Photos by Jamie Plain
While Amanda Lamar always enjoyed the beauty of things that grow, she never imagined that one day she would raise her children on a piece of paradise called Redeemed Heritage Farms, growing her own food and sharing her passion with others in the community.
“Growing up, my mom’s landscaping was always beautiful. She would grow any flower that she could find. One year we had pumpkins, one year we had a strawberry field,” Amanda said.
Though she was exposed to gardening at a young age, Amanda says what she does today is a whole new level.
“We did not grow our own food back then. What I do now is pretty much self-taught,” Amanda said.
When her oldest son, Jonah, was just a toddler, she started growing food for the first time.

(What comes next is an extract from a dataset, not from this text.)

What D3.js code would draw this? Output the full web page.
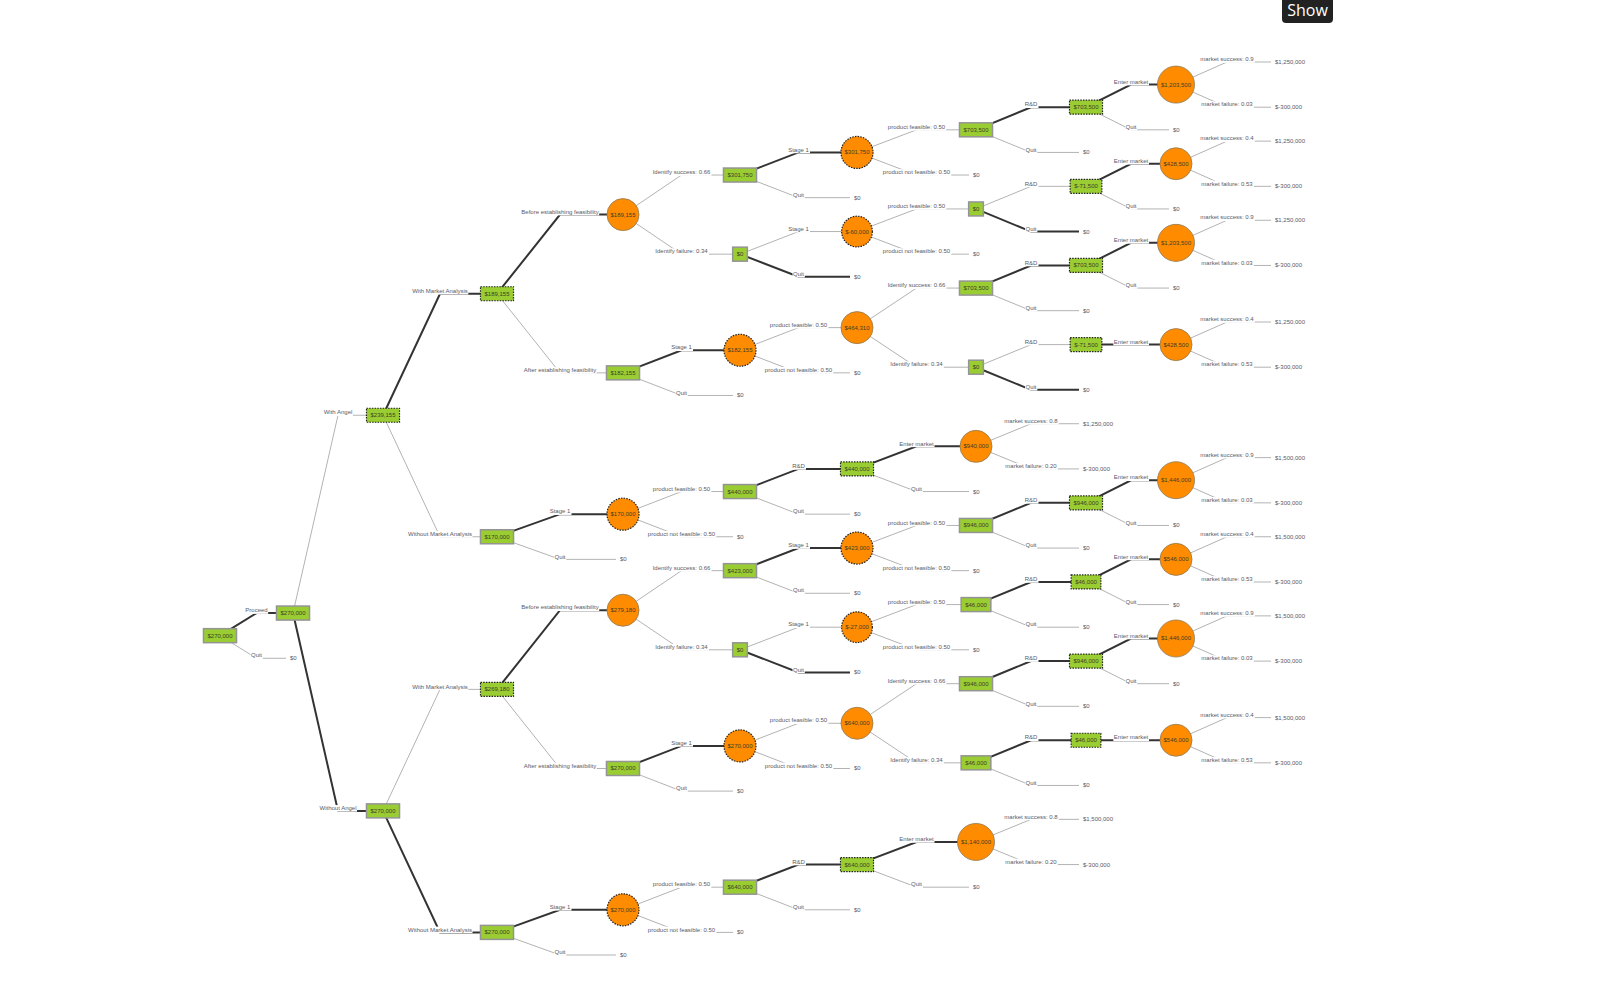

“Ten years ago, I bought my first house on my own. That year, I grew a tomato plant and a squash plant. That was pretty much it for a few years,” she said. “I worked full time so that was pretty much all I could handle at the time.”
By Spring 2019, Amanda had a full garden, growing corn, peppers, tomatoes, and squash.
The Lamar family appreciated the expertise of family members who helped show them the ropes as they got started with their new adventure in growing and raising their own food.
“We had my husband’s great aunt and uncle come over and they spent a couple days with us. They brought tools to show us how they grew the plants, and the different varieties.”
The family aspect of their new farm was already reaching across generations as they took in all there was to learn.
“They had raised chickens, Guineas, and gardened forever. If any one could teach us to garden it would be them. They were like grandparents to us,” Amanda said. “That memory of them coming that weekend was special. For them to come teach us how to do it was a big deal for them.”
Amanda’s three children Jonah, Dallas and Emmy get involved in different ways, helping with chores or the animals.
“We got chickens and started selling eggs to pay for the feed bill,” she said. “They were really involved with the chickens and helped collect eggs every day.”
The Lamar children also help plant flowers, each of them with their own pot in the house to hold their unique variety.
“We like the zinnias because they flower easily,” Amanda said. “Dallas loves the striped zinnias called candy canes.”
Back outside, the kids enjoy helping pick carrots and assisting with planting.
“For our garden, they help me plant seeds right off the bat,” Amanda said. “They think it’s exciting putting seeds in the garden and knowing they will grow. You never know what you will pull up out of the dirt.”
From chickens to pigs, Amanda hopes to continue to explore livestock as a way to continue to grow and improve their own food for their family.
“We currently raise pedigreed Holland Lop rabbits and pedigreed Silver Fox rabbits. We have ducks maturing, so duck eggs are on the horizon, and our Ancona chicken flock should be laying eggs for eating or hatching sometime in late fall. We plan to add Idaho Pasture Pigs very soon, and more to come.”
“I have things growing all year — peas, lettuce, broccoli, cabbage, and any other cold weather crops. By March, I will start planting seeds in the greenhouse for the summer crops.”
As far as the name for Redeemed Heritage Farms, Amanda said there is a lot of meaning packed into the name.
“Redeemed is for our faith,” she said. “My husband, Jourdian, and I have known each other since we were teenagers. After we both went through a hard time in our early 20’s, our lives were redeemed for each other.”
Though having land and eventually creating their own food was always a dream, actually living that dream is extra meaningful.
“We both wanted that life but at the time it was not possible until we got married,” Amanda said. “We are home setting the way our grandparents and ancestors lived instead of living in a modern world — redeeming our heritage.”
Each of their children appreciate a different aspect of Redeemed Heritage Farms, from the horticulture and livestock to the landscape and seclusion.
“Emmy is the free spirit of the family. She loves helping in the garden and having all the animals. She likes snuggling bunny rabbits and she’s my sidekick. Dallas loves the pond because he’s obsessed with fishing. Jonah is my teenager and prefers to stay inside but he likes the quietness out there for sure,” Amanda said.
Though the family owns a small tractor, most of the work is done by hand.
“We do a lot of the true, hard work, no shortcuts,” Amanda said.
Redeemed Heritage Farms offers unique products such as homemade jams, soy candles and lip balms.
“I’ve got my hands in a lot of baskets,” Amanda said. “From heirlooms to produce, we use no chemicals or pesticides. I save my own seeds if possible, using seeds harvested from our own growing zone. I make all our own soap, bath and body products. The more I see chemicals in commercial products, the more I want to make them myself.”
As far as future plans, much of what is offered is headed towards an educational outlet.
“We’d love to offer tips and tricks for gardening, offering workshops by next year. We will focus on topics like preserving food, canning and soil fertilizer. I’d love to see our farms become an outlet to help others be self-sufficient,” Amanda said.